Mind your back. That sucker is heavy! I had a overhead hoist to help me get the legs on and move it to its new home. The cast iron legs are a 100#! Want to see you have fun, not nurse a sore back - or worse.

And congrats to the kids for their wins, and to your daughter. Won't she have fun next year!
 

Scott Donley

Member
Messages
105
Location
University Place, WA
For putting it together, if you are by yourself, I found for me it was best to just stand up the legs WITHOUT the the screw on feet, at the correct distance,set the bed on and bolt. Then using a floor jack raise one end at a time to install the feet.I found going by the manual would have broken my back. Congrats on the lathe.
 

Chuck Ellis

Member
Messages
5,642
Location
Tellico Plains, Tennessee
For putting it together, if you are by yourself, I found for me it was best to just stand up the legs WITHOUT the the screw on feet, at the correct distance,set the bed on and bolt. Then using a floor jack raise one end at a time to install the feet.I found going by the manual would have broken my back. Congrats on the lathe.

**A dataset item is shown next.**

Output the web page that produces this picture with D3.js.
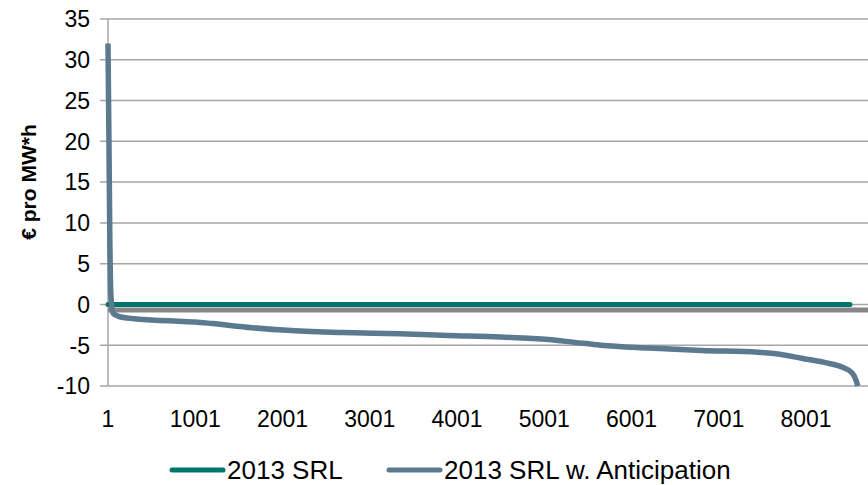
<!DOCTYPE html>
<html>
<head>
<meta charset="utf-8">
<script src="https://cdn.jsdelivr.net/npm/d3@7"></script>
<style>
  body { margin: 0; background: #fff; }
  svg { display: block; font-family: "Liberation Sans", Arial, sans-serif; }
</style>
</head>
<body>
<div id="chart"></div>
<script>
// Duration curve (hour index -> € pro MW*h)
const anticipationHours = [1, 12, 22, 35, 60, 120, 300, 500, 800, 1000, 1200, 1650, 2100, 2700, 3350, 3900, 4500, 5050, 5350, 5650, 6200, 6800, 7450, 7700, 7950, 8250, 8420, 8530, 8575, 8595];
const anticipationValues = [32, 20, 8, 1, -1.1, -1.45, -1.75, -1.9, -2.05, -2.15, -2.35, -2.85, -3.2, -3.45, -3.6, -3.8, -4.0, -4.3, -4.65, -5.0, -5.35, -5.65, -5.85, -6.1, -6.6, -7.2, -7.7, -8.4, -9.3, -10];
const srlHours = [1, 8505];
const srlValues = [0, 0];

const xTickLabels = [1, 1001, 2001, 3001, 4001, 5001, 6001, 7001, 8001];
const yTickLabels = [-10, -5, 0, 5, 10, 15, 20, 25, 30, 35];
const seriesNames = ['2013 SRL', '2013 SRL w. Anticipation'];
const seriesColors = ['#00766a', '#5b7a8f'];

const width = 868, height = 485;
const margin = { left: 108, top: 19, bottom: 386 };

const svg = d3.select('#chart').append('svg')
    .attr('width', width)
    .attr('height', height);

const x = d3.scaleLinear()
    .domain([1, 8001])
    .range([margin.left, 806]);
const y = d3.scaleLinear()
    .domain([-10, 35])
    .range([margin.bottom, margin.top]);

// Horizontal gridlines (with the little ticks left of the axis)
svg.append('g')
    .selectAll('line')
    .data(yTickLabels)
    .join('line')
    .attr('x1', margin.left - 8)
    .attr('x2', x(8760))
    .attr('y1', d => y(d))
    .attr('y2', d => y(d))
    .attr('stroke', '#a6a6a6')
    .attr('stroke-width', 1.5);

// Y axis line
svg.append('line')
    .attr('x1', margin.left).attr('x2', margin.left)
    .attr('y1', y(35)).attr('y2', y(-10))
    .attr('stroke', '#a6a6a6')
    .attr('stroke-width', 1.5);

// Y tick labels
svg.append('g')
    .selectAll('text')
    .data(yTickLabels)
    .join('text')
    .attr('x', 90)
    .attr('y', d => y(d))
    .attr('dy', '0.36em')
    .attr('text-anchor', 'end')
    .attr('font-size', 23)
    .attr('fill', '#000')
    .text(d => d);

// Y title
svg.append('text')
    .attr('transform', 'translate(36,182) rotate(-90)')
    .attr('text-anchor', 'middle')
    .attr('font-size', 21)
    .attr('font-weight', 'bold')
    .text('€ pro MW*h');

// X tick labels
svg.append('g')
    .selectAll('text')
    .data(xTickLabels)
    .join('text')
    .attr('x', d => x(d))
    .attr('y', 427)
    .attr('text-anchor', 'middle')
    .attr('font-size', 23)
    .text(d => d);

// Category axis crossing at zero (thick gray band under the green line)
svg.append('line')
    .attr('x1', margin.left).attr('x2', x(8760))
    .attr('y1', y(0) + 5.5).attr('y2', y(0) + 5.5)
    .attr('stroke', '#878787')
    .attr('stroke-width', 5);

const line = d3.line()
    .x(d => x(d[0]))
    .y(d => y(d[1]))
    .curve(d3.curveMonotoneX);

svg.append('path')
    .datum(d3.zip(srlHours, srlValues))
    .attr('d', line)
    .attr('fill', 'none')
    .attr('stroke', seriesColors[0])
    .attr('stroke-width', 5)
    .attr('stroke-linecap', 'round');

svg.append('path')
    .datum(d3.zip(anticipationHours, anticipationValues))
    .attr('d', line)
    .attr('fill', 'none')
    .attr('stroke', seriesColors[1])
    .attr('stroke-width', 5.5)
    .attr('stroke-linejoin', 'round');

// Legend
const legendX = [170, 387];
const legend = svg.append('g')
    .selectAll('g')
    .data(seriesNames)
    .join('g')
    .attr('transform', (d, i) => `translate(${legendX[i]},470)`);
legend.append('line')
    .attr('x1', 2).attr('x2', 53)
    .attr('stroke', (d, i) => seriesColors[i])
    .attr('stroke-width', 5)
    .attr('stroke-linecap', 'round');
legend.append('text')
    .attr('x', 57)
    .attr('dy', '0.36em')
    .attr('font-size', 26)
    .text(d => d);
</script>
</body>
</html>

I still don't have the feet under mine... I felt the height was just right without them.
 

Carol Reed

In Memoriam
Messages
5,535
Location
Coolidge, AZ
I put the feet on mine even though it makes it too high. The reason was it slid easier with the feet on. I happened to have a couple dozen rubber floor mats from my old shop, so I stacked them. Now I am high enough and my feet love the footing.

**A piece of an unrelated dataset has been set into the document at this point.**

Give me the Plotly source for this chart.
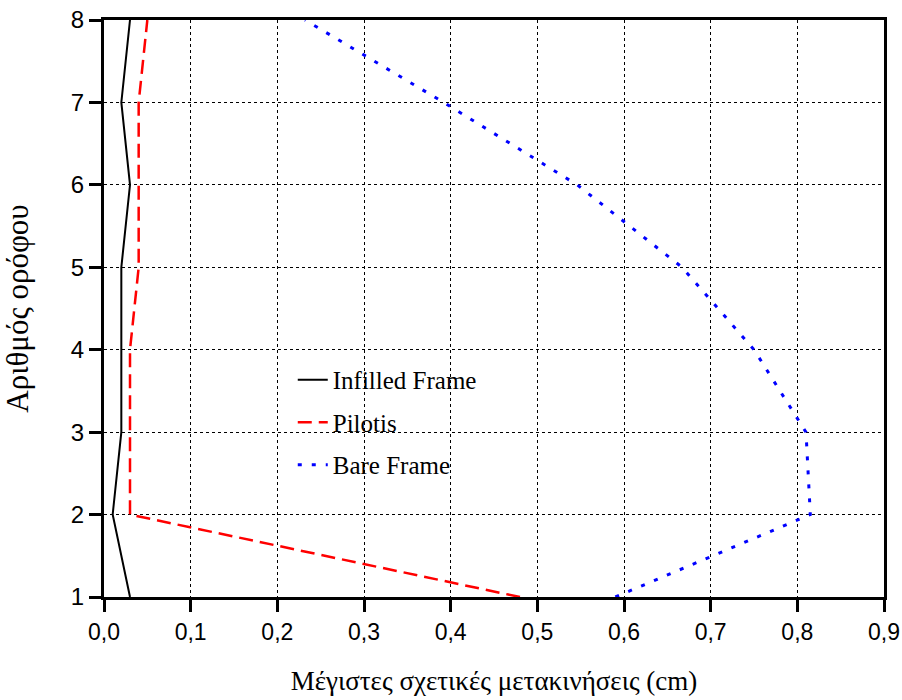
import plotly.graph_objects as go

floors = [1, 2, 3, 4, 5, 6, 7, 8]
infilled = [0.03, 0.01, 0.02, 0.02, 0.02, 0.03, 0.02, 0.03]
pilotis = [0.48, 0.03, 0.03, 0.03, 0.04, 0.04, 0.04, 0.05]
bare = [0.59, 0.815, 0.81, 0.75, 0.667, 0.546, 0.392, 0.232]

x_ticks = [0.0, 0.1, 0.2, 0.3, 0.4, 0.5, 0.6, 0.7, 0.8, 0.9]
y_ticks = [1, 2, 3, 4, 5, 6, 7, 8]

serif = "Liberation Serif, Times New Roman, serif"
sans = "Liberation Sans, Arial, sans-serif"

fig = go.Figure()
fig.add_trace(go.Scatter(x=infilled, y=floors, mode="lines", name="Infilled Frame",
                         legendgroup="a", line=dict(color="black", width=2)))
fig.add_trace(go.Scatter(x=pilotis, y=floors, mode="lines", name="Pilotis",
                         legendgroup="b", line=dict(color="#ff0000", width=2.5, dash="14px,7px")))
fig.add_trace(go.Scatter(x=bare, y=floors, mode="lines", name="Bare Frame",
                         legendgroup="c", line=dict(color="#0000ff", width=3, dash="4px,10px")))

fig.update_layout(
    width=902, height=700,
    margin=dict(l=104, r=18, t=20, b=103),
    paper_bgcolor="white", plot_bgcolor="white",
    separators=",.",
    showlegend=True,
    legend=dict(x=0.242, y=0.416, xanchor="left", yanchor="top",
                font=dict(family=serif, size=25, color="black"),
                bgcolor="rgba(0,0,0,0)", traceorder="grouped", tracegroupgap=7),
    xaxis=dict(range=[0, 0.9], tickvals=x_ticks, tickformat=".1f", automargin=False,
               ticklabeloverflow="allow",
               showline=True, linecolor="black", linewidth=3, mirror=True,
               ticks="outside", ticklen=12, tickwidth=2.5, tickcolor="black",
               showgrid=True, gridcolor="black", gridwidth=1, griddash="dot",
               zeroline=False,
               tickfont=dict(family=sans, size=23, color="black"),
               title=dict(text="Μέγιστες σχετικές μετακινήσεις (cm)",
                          font=dict(family=serif, size=27, color="black"), standoff=28)),
    yaxis=dict(range=[1, 8], tickvals=y_ticks, automargin=False,
               ticklabeloverflow="allow",
               showline=True, linecolor="black", linewidth=3, mirror=True,
               ticks="outside", ticklen=12, tickwidth=2.5, tickcolor="black",
               showgrid=True, gridcolor="black", gridwidth=1, griddash="dot",
               zeroline=False,
               tickfont=dict(family=sans, size=24, color="black"),
               title=dict(text="Αριθμός ορόφου",
                          font=dict(family=serif, size=31, color="black"), standoff=50)),
)

fig.write_html("out.html", config={"displayModeBar": False},
               post_script="document.body.style.margin='0';")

win-win. :thumb::thumb::thumb:
 

Chuck Ellis

Member
Messages
5,642
Location
Tellico Plains, Tennessee
I put the feet on mine even though it makes it too high. The reason was it slid easier with the feet on. I happened to have a couple dozen rubber floor mats from my old shop, so I stacked them. Now I am high enough and my feet love the footing.

win-win. :thumb::thumb::thumb:

Not sure I want mine too slide easily... I put a piece on it last month that was so out of balance, the lathe moved 6" before I could reach the off swtich... :eek:
I envy Rich's bottom speeds... the bottom of mine is 450 and that too fast for large and out of balance pieces.